(Task description) Copy every line from the data below in which the string "page" can be found.

____________________

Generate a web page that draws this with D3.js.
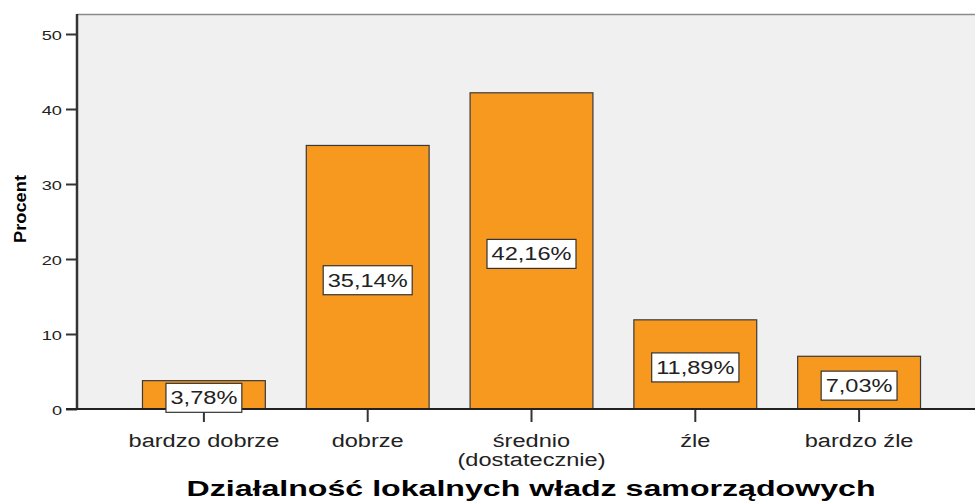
<!DOCTYPE html>
<html>
<head>
<meta charset="utf-8">
<script src="https://cdn.jsdelivr.net/npm/d3@7"></script>
<style>
  body { margin: 0; background: #fff; }
  text { font-family: "Liberation Sans", Arial, sans-serif; }
</style>
</head>
<body>
<div id="chart"></div>
<script>
// data
const categories = ["bardzo dobrze", "dobrze", "średnio\n(dostatecznie)", "źle", "bardzo źle"];
const percents = [3.78, 35.14, 42.16, 11.89, 7.03];
const labels = ["3,78%", "35,14%", "42,16%", "11,89%", "7,03%"];
const yTicks = [0, 10, 20, 30, 40, 50];

const W = 975, H = 501;
const plot = {left: 77, top: 14, right: 975, bottom: 409};

const svg = d3.select("#chart").append("svg")
    .attr("width", W)
    .attr("height", H);

// the source picture is stretched sideways, so text is widened too
function stretch(sel, k) {
    sel.each(function () {
        const len = this.getComputedTextLength();
        d3.select(this).attr("textLength", len * k).attr("lengthAdjust", "spacingAndGlyphs");
    });
}

const x = d3.scaleBand()
    .domain(categories)
    .range([122, 941])
    .paddingInner(0.25)
    .paddingOuter(0.125);

const y = d3.scaleLinear()
    .domain([0, 50])
    .range([plot.bottom, 34]);

// plot background
svg.append("rect")
    .attr("x", plot.left)
    .attr("y", plot.top)
    .attr("width", plot.right - plot.left)
    .attr("height", plot.bottom - plot.top)
    .attr("fill", "#f0f0f0");
svg.append("line")
    .attr("x1", plot.left).attr("x2", plot.right)
    .attr("y1", plot.top + 0.5).attr("y2", plot.top + 0.5)
    .attr("stroke", "#8a8a8a").attr("stroke-width", 1.5);

// bars
svg.selectAll(".bar")
    .data(percents)
    .enter().append("rect")
    .attr("class", "bar")
    .attr("x", (d, i) => x(categories[i]))
    .attr("y", d => y(d))
    .attr("width", x.bandwidth())
    .attr("height", d => y(0) - y(d))
    .attr("fill", "#f8991f")
    .attr("stroke", "#3a3a3a")
    .attr("stroke-width", 1.2);

// y axis
const yAxis = svg.append("g")
    .attr("transform", `translate(${plot.left},0)`)
    .call(d3.axisLeft(y).tickValues(yTicks).tickSize(11).tickPadding(4));
yAxis.select(".domain").remove();
yAxis.selectAll(".tick line").attr("stroke", "#333").attr("stroke-width", 2);
yAxis.selectAll(".tick text")
    .attr("fill", "#222")
    .attr("dy", "0.45em")
    .style("font-size", "13px")
    .call(stretch, 1.4);
svg.append("line")
    .attr("x1", plot.left).attr("x2", plot.left)
    .attr("y1", plot.top).attr("y2", plot.bottom)
    .attr("stroke", "#333").attr("stroke-width", 2.5);

// x axis
const xAxis = svg.append("g")
    .attr("transform", `translate(0,${plot.bottom})`)
    .call(d3.axisBottom(x).tickSize(13).tickFormat(""));
xAxis.select(".domain").remove();
xAxis.selectAll(".tick line").attr("stroke", "#333").attr("stroke-width", 2);
svg.append("line")
    .attr("x1", plot.left - 11).attr("x2", plot.right)
    .attr("y1", plot.bottom).attr("y2", plot.bottom)
    .attr("stroke", "#222").attr("stroke-width", 2);

categories.forEach(function (c) {
    c.split("\n").forEach(function (line, j) {
        svg.append("text")
            .attr("class", "xlab")
            .attr("x", x(c) + x.bandwidth() / 2)
            .attr("y", 447 + j * 19)
            .attr("text-anchor", "middle")
            .attr("fill", "#222")
            .style("font-size", "18px")
            .text(line);
    });
});
svg.selectAll(".xlab").call(stretch, 1.31);

// value labels
const lab = svg.selectAll(".vlab")
    .data(percents)
    .enter().append("g")
    .attr("class", "vlab")
    .attr("transform", (d, i) => `translate(${x(categories[i]) + x.bandwidth() / 2},${(y(d) + y(0)) / 2 + 3})`);
const boxes = lab.append("rect")
    .attr("fill", "#fff")
    .attr("stroke", "#333")
    .attr("stroke-width", 1.2);
const vtext = lab.append("text")
    .attr("text-anchor", "middle")
    .attr("dy", "0.36em")
    .attr("fill", "#222")
    .style("font-size", "18px")
    .text((d, i) => labels[i])
    .call(stretch, 1.31);
vtext.each(function (d, i) {
    const w = +d3.select(this).attr("textLength") + 9;
    d3.select(boxes.nodes()[i])
        .attr("x", -w / 2).attr("y", -14.5)
        .attr("width", w).attr("height", 29);
});

// axis titles
svg.append("text")
    .attr("transform", "translate(26,209) rotate(-90)")
    .attr("text-anchor", "middle")
    .attr("fill", "#000")
    .style("font-size", "16px")
    .style("font-weight", "bold")
    .text("Procent")
    .attr("textLength", 68)
    .attr("lengthAdjust", "spacingAndGlyphs");

svg.append("text")
    .attr("x", 531)
    .attr("y", 496)
    .attr("text-anchor", "middle")
    .attr("fill", "#000")
    .style("font-size", "22px")
    .style("font-weight", "bold")
    .text("Działalność lokalnych władz samorządowych")
    .call(stretch, 1.46);
</script>
</body>
</html>
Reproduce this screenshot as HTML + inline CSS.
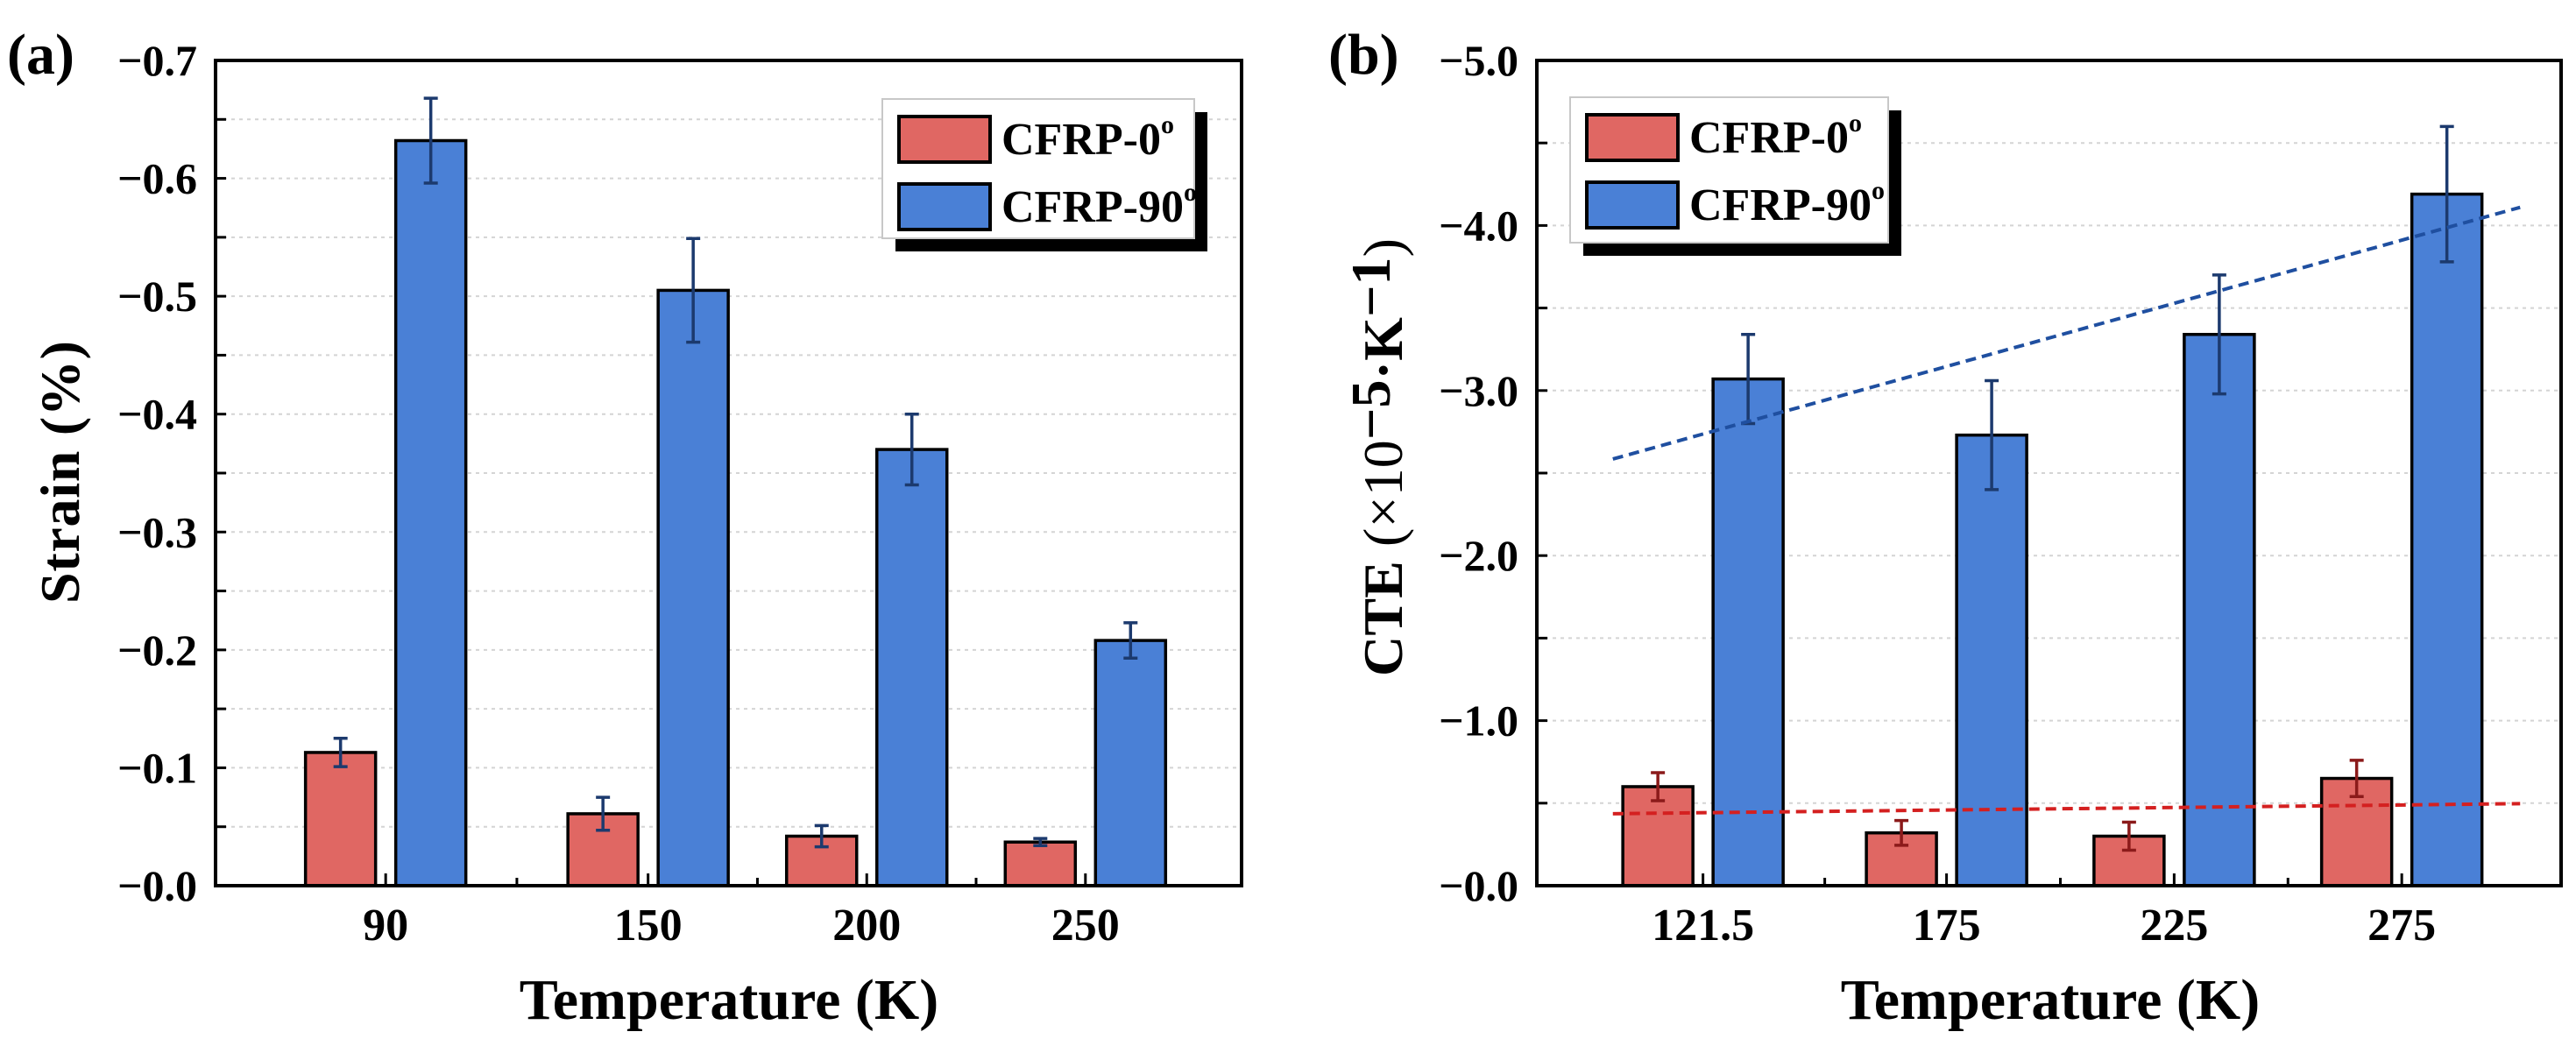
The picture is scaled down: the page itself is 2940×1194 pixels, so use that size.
<!DOCTYPE html>
<html><head><meta charset="utf-8">
<style>
html,body{margin:0;padding:0;background:#fff;}
svg{display:block;font-family:"Liberation Serif",serif;font-weight:bold;}
</style></head>
<body>
<svg id="fig" width="2940" height="1194" viewBox="0 0 2940 1194" xmlns="http://www.w3.org/2000/svg">
<rect width="2940" height="1194" fill="#fff"/>
<g id="pa"></g>
<g id="pb"></g>
</svg>
<script>
// ---- Panel (a) data ----
const catsA = [90, 150, 200, 250];
const catLabelsA = ["90", "150", "200", "250"];
const red0A = [0.113, 0.061, 0.042, 0.037];
const red0ErrA = [0.012, 0.014, 0.009, 0.003];
const blue90A = [0.632, 0.505, 0.370, 0.208];
const blue90ErrA = [0.036, 0.044, 0.030, 0.015];
const yTicksA = [0, 0.1, 0.2, 0.3, 0.4, 0.5, 0.6, 0.7];
const yTickLabelsA = ["\u22120.0","\u22120.1","\u22120.2","\u22120.3","\u22120.4","\u22120.5","\u22120.6","\u22120.7"];

// ---- Panel (b) data ----
const catsB = [121.5, 175, 225, 275];
const catLabelsB = ["121.5", "175", "225", "275"];
const red0B = [0.60, 0.32, 0.30, 0.65];
const red0ErrB = [0.085, 0.075, 0.085, 0.11];
const blue90B = [3.07, 2.73, 3.34, 4.19];
const blue90ErrB = [0.27, 0.33, 0.36, 0.41];
const yTicksB = [0, 1, 2, 3, 4, 5];
const yTickLabelsB = ["\u22120.0","\u22121.0","\u22122.0","\u22123.0","\u22124.0","\u22125.0"];
const trendX = [101.7, 301];
const trendBlue = [2.585, 4.11];
const trendRed = [0.436, 0.497];

const NS = "http://www.w3.org/2000/svg";
function mk(parent, tag, attrs, text) {
  const e = document.createElementNS(NS, tag);
  for (const k in attrs) e.setAttribute(k, attrs[k]);
  if (text !== undefined) e.textContent = text;
  parent.appendChild(e);
  return e;
}
const RED = "#e06763", BLUE = "#4a80d6";

function panel(g, cfg) {
  const {L, R, T, B, xmin, xmax, ymax, cats, labels, red, redErr, blue, blueErr, yt, ytl, redErrColor} = cfg;
  const sx = v => L + (v - xmin) / (xmax - xmin) * (R - L);
  const sy = v => B - v / ymax * (B - T);
  const step = yt[1] - yt[0];
  for (let v = step / 2; v < ymax - 1e-9; v += step / 2) {
    const gl = mk(g, "line", {x1: L, x2: R, y1: sy(v), y2: sy(v), stroke: "#d4d4d4", "stroke-width": 2, "stroke-dasharray": "4 5"});
    
    
    const tk = mk(g, "line", {x1: L, x2: L + 12, y1: sy(v), y2: sy(v), stroke: "#000", "stroke-width": 3});
    
    
  }
  yt.forEach((v, i) => {
    const t = mk(g, "text", {x: L - 21, y: sy(v) + 17, "text-anchor": "end", "font-size": 50}, ytl[i]);
    
    
  });
  for (let i = 0; i < cats.length - 1; i++) {
    const m = (cats[i] + cats[i + 1]) / 2;
    const mt = mk(g, "line", {x1: sx(m), x2: sx(m), y1: B, y2: B - 9, stroke: "#000", "stroke-width": 3});
    
    
  }
  const bw = 80, off = 51.5;
  cats.forEach((c, i) => {
    const cx = sx(c);
    const tk = mk(g, "line", {x1: cx, x2: cx, y1: B, y2: B - 14, stroke: "#000", "stroke-width": 3});
    
    
    const rb = mk(g, "rect", {x: cx - off - bw / 2, y: sy(red[i]), width: bw, height: B - sy(red[i]), fill: RED, stroke: "#000", "stroke-width": 3.5});
    
    
    const bb = mk(g, "rect", {x: cx + off - bw / 2, y: sy(blue[i]), width: bw, height: B - sy(blue[i]), fill: BLUE, stroke: "#000", "stroke-width": 3.5});
    
    
    [[cx - off, red[i], redErr[i], redErrColor], [cx + off, blue[i], blueErr[i], "#1c3a6e"]].forEach(([x, v, e, col]) => {
      const eb = mk(g, "path", {d: `M${x} ${sy(v + e)}V${sy(v - e)}M${x - 8} ${sy(v + e)}H${x + 8}M${x - 8} ${sy(v - e)}H${x + 8}`, stroke: col, "stroke-width": 3.5, fill: "none"});
      
      
    });
    const xl = mk(g, "text", {x: cx, y: B + 62, "text-anchor": "middle", "font-size": 52}, labels[i]);
    
    
  });
  const fr = mk(g, "rect", {x: L, y: T, width: R - L, height: B - T, fill: "none", stroke: "#000", "stroke-width": 4});
  
  
  return {sx, sy};
}

function legend(g, x, y, w, h, sw) {
  const lg = mk(g, "g", {});
  
  
  mk(lg, "rect", {x: x + 15, y: y + 15, width: w, height: h, fill: "#000"});
  mk(lg, "rect", {x: x, y: y, width: w, height: h, fill: "#fff", stroke: "#c8c8c8", "stroke-width": 2});
  [[RED, "CFRP-0", 0], [BLUE, "CFRP-90", 77]].forEach(([c, t, dy], i) => {
    const e = mk(lg, "g", {});
    
    
    mk(e, "rect", {x: x + sw, y: y + 20 + dy, width: 104, height: 52, fill: c, stroke: "#000", "stroke-width": 4});
    const tx = mk(e, "text", {x: x + sw + 117, y: y + 63 + dy, "font-size": 52}, t);
    mk(tx, "tspan", {"font-size": 30, dy: -24}, "o");
  });
}

// Panel a
const ga = document.getElementById("pa");
panel(ga, {L: 246, R: 1417, T: 69, B: 1011, xmin: 51.1, xmax: 285.7, ymax: 0.7,
  cats: catsA, labels: catLabelsA, red: red0A, redErr: red0ErrA, blue: blue90A, blueErr: blue90ErrA,
  yt: yTicksA, ytl: yTickLabelsA, redErrColor: "#1c3a6e"});
legend(ga, 1007, 113, 356, 159, 19);
let t = mk(ga, "text", {x: 8, y: 84, "font-size": 66}, "(a)");
 
t = mk(ga, "text", {x: 832, y: 1163, "text-anchor": "middle", "font-size": 66}, "Temperature (K)");
 
t = mk(ga, "text", {x: 0, y: 0, "text-anchor": "middle", "font-size": 64, transform: "translate(90,539) rotate(-90)", textLength: 300}, "Strain (%)");
 

// Panel b
const gb = document.getElementById("pb");
const sb = panel(gb, {L: 1754, R: 2923, T: 69, B: 1011, xmin: 85.0, xmax: 310, ymax: 5,
  cats: catsB, labels: catLabelsB, red: red0B, redErr: red0ErrB, blue: blue90B, blueErr: blue90ErrB,
  yt: yTicksB, ytl: yTickLabelsB, redErrColor: "#8b1a1a"});
let tl = mk(gb, "line", {x1: sb.sx(trendX[0]), y1: sb.sy(trendBlue[0]), x2: sb.sx(trendX[1]), y2: sb.sy(trendBlue[1]), stroke: "#1f4fa0", "stroke-width": 4, "stroke-dasharray": "12 7"});
 
tl = mk(gb, "line", {x1: sb.sx(trendX[0]), y1: sb.sy(trendRed[0]), x2: sb.sx(trendX[1]), y2: sb.sy(trendRed[1]), stroke: "#d42020", "stroke-width": 4, "stroke-dasharray": "12 7"});
 
legend(gb, 1792, 111, 363, 166, 19);
t = mk(gb, "text", {x: 1516, y: 84, "font-size": 66}, "(b)");
 
t = mk(gb, "text", {x: 2340, y: 1163, "text-anchor": "middle", "font-size": 66}, "Temperature (K)");
 
t = mk(gb, "text", {x: 0, y: 0, "text-anchor": "middle", "font-size": 64, transform: "translate(1600,522) rotate(-90)", textLength: 500, lengthAdjust: "spacing"});
 
mk(t, "tspan", {}, "CTE ");
mk(t, "tspan", {"font-weight": "normal"}, "(\u00d710");
mk(t, "tspan", {dy: -14}, "\u22125");
mk(t, "tspan", {dy: 14}, "\u00b7K");
mk(t, "tspan", {dy: -14}, "\u22121");
mk(t, "tspan", {dy: 14, "font-weight": "normal"}, ")");
</script>
</body></html>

____________________

(Solution for this problem)
Generate a web page that draws this with D3.js.
The picture is scaled down: the page itself is 2940×1194 pixels, so use that size.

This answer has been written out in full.